Well, thank you @armingrudd . I come back about my question on uploading multiple xml files and extract my data in a single table. I read on the forum that you suggest this:
Thank you. It works for XML files with exactly the same name of root and item, but do you know if there is a possibility to do it with XML files which have the same structure but with diffrent name of root and items? In my below example, I have a file with a root “sources_sitemap” etc… and on the other file I have “sources_oai_pmh”. Is there a possibility or not at all? Thank you very much (I very beginner in Xpath/XML language so I try to understand step by step)
I am unfortunately not enough advanced levelto success in this issue. I am very grateful if you could show me with these two XML files. Thank you abes-calames-rdfa.xml (3.9 KB) hal-oai.xml (32.8 KB)
Well thank you it works well.
Then I would like another item “baseUrl”, so I added it in Column Expression with this expression “join(”/dns:sources_", column(“item”),"/dns:source/dns:", column(“item”),"/dns:parameters/dns:crawl/@baseUrl")" and in Xpath Query but it is weird that it doesn’t work for this specific item. I mean it works for one type of “source” (oai-pmh) I can can find in my table but not for the other (?sitemap). Is there an error in my query? Do I need to change something in the RegexReplace in String Manipulation? Thank you
The XPath you have created in the Column expressions node is converted to a flow variable which should be assigned to the corresponding xpath variable option the XPath node. Go to the Flow Variables tab of the XPath node and assign it to the xpath option. the first one is xpath0, then xpath1 and so on.
Excellent, thank you, you’re great! If I want to convert my end table into a CSV files, should I use the XLS writer after the End loop or this one has to be included somewhere into my workflow?

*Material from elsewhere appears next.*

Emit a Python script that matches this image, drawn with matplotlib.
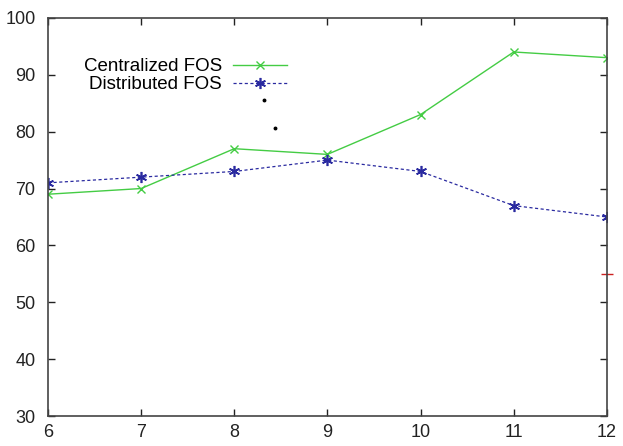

And should I use a new string manipulation with a new loop?
If you want to export the final table (after reading all XML files) to a CSV file, you have to use a CSV Writer node after the Loop End node. But if you want to export the extracted data from each XML file to a separated CSV file, then use it after the String Manipulation inside the loop (the output port of the String Manipulation connects to the Loop End and CSV Writer nodes). Remember you have to create different file names using the Create File Name node if you want to use the writer node inside the loop.
Thank you, it worked well yesterday. However, today, I tried again and I had a problem with a warning “Input file ‘C:\Program Files\KNIME\missing’ does not exist”. In XML reader, I have chosen “location” as you told me, but when I choose this there the word “missing” which appears and then it doesn’t work. I don’t understant what happened.